• MATERIAL PROVIDED
#####

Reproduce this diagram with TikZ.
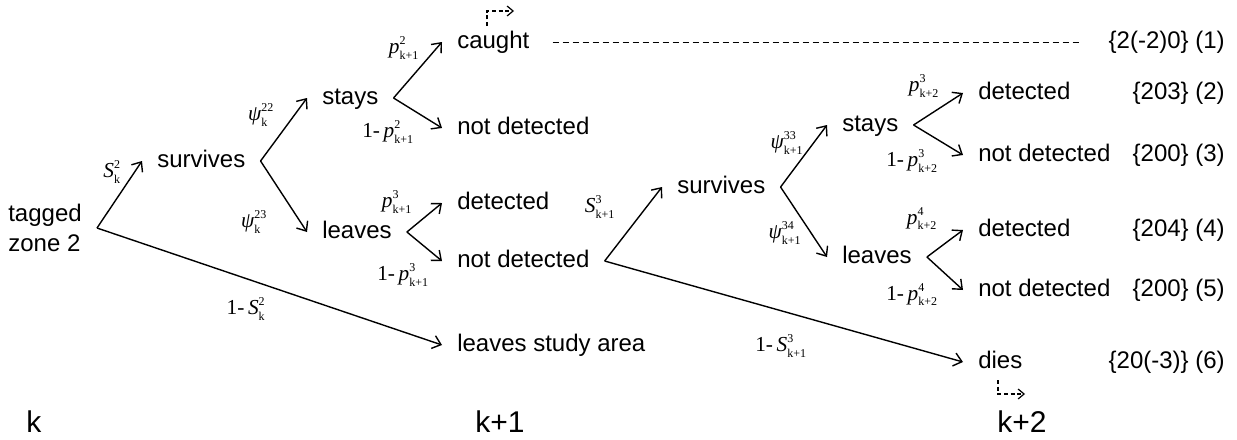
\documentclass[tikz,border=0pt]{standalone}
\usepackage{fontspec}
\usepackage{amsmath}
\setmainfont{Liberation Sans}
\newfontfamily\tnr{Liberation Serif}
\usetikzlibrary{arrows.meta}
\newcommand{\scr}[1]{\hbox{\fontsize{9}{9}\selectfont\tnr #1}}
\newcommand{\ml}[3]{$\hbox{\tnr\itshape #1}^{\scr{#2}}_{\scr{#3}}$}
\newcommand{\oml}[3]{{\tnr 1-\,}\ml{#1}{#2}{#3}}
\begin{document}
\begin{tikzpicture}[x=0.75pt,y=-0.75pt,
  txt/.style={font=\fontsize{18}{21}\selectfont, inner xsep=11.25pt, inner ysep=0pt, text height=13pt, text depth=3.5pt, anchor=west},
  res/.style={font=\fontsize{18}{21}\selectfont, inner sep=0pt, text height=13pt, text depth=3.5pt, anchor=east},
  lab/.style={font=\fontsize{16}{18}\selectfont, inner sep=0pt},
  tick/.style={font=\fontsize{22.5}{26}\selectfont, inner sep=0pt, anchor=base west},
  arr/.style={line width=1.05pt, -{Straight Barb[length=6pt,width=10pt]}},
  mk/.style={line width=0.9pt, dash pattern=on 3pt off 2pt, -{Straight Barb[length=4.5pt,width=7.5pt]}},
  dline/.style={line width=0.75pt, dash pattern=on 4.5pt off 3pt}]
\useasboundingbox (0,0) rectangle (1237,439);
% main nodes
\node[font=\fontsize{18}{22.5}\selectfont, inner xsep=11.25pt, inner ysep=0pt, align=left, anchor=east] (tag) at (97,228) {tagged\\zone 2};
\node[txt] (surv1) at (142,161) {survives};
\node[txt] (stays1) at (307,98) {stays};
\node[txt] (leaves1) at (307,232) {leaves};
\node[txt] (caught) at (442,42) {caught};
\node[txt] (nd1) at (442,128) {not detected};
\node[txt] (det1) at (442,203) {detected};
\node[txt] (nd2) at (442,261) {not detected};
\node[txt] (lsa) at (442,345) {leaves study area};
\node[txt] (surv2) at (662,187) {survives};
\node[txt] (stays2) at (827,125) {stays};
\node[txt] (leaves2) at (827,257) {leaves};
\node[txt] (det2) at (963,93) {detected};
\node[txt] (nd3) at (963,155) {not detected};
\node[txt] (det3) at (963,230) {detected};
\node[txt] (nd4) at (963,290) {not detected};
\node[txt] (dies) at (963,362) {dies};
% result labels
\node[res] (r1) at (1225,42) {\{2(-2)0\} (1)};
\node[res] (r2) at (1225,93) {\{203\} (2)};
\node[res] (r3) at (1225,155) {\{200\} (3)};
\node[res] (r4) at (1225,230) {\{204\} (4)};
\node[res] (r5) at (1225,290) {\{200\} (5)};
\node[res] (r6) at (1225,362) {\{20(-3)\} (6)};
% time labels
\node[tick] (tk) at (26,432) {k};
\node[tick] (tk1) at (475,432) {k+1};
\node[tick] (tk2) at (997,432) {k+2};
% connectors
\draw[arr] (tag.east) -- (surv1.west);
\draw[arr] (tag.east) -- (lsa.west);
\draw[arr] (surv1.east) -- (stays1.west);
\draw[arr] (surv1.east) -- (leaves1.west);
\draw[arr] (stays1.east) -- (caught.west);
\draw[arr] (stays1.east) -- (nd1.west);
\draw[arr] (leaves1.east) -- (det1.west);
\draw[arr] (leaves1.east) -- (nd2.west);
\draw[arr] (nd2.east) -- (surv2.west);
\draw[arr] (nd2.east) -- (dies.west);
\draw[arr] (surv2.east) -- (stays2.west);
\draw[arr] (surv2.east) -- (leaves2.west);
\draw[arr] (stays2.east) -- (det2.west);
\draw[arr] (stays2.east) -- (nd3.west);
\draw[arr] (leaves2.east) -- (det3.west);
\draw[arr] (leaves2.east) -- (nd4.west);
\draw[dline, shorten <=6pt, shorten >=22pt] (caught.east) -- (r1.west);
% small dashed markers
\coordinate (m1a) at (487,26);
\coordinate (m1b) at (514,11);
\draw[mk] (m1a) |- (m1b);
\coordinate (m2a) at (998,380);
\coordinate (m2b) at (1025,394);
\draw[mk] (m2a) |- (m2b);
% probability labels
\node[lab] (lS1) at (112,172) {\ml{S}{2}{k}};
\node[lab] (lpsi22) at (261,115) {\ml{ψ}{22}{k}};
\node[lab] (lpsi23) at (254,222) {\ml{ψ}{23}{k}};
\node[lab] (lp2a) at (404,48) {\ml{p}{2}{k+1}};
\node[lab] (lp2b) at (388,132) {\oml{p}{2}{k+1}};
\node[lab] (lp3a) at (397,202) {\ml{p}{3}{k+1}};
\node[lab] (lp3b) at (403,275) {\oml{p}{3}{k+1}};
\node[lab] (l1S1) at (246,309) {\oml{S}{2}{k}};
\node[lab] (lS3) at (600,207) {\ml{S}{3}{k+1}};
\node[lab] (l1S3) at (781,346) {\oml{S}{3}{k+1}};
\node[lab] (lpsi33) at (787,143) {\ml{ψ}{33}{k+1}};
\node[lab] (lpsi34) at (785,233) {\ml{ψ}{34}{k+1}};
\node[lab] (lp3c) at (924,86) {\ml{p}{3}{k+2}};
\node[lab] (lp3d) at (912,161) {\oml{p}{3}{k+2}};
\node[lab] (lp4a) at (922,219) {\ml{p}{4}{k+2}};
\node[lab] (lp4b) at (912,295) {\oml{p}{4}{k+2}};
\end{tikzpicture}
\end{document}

#####

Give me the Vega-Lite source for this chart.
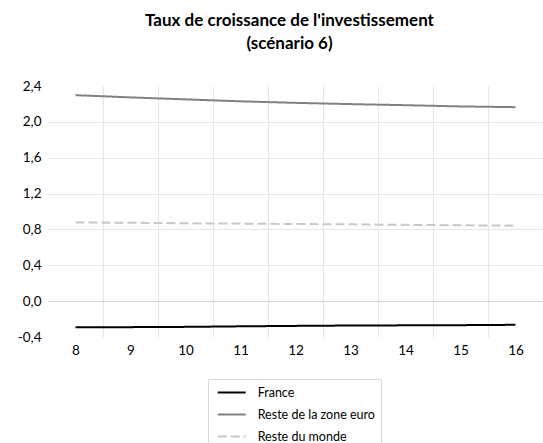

#####

• THE TASK
Which lines hold the word "this"? Copy all of them.

• TASK ANSWER
Reproduce this diagram with TikZ.
Give me the Vega-Lite source for this chart.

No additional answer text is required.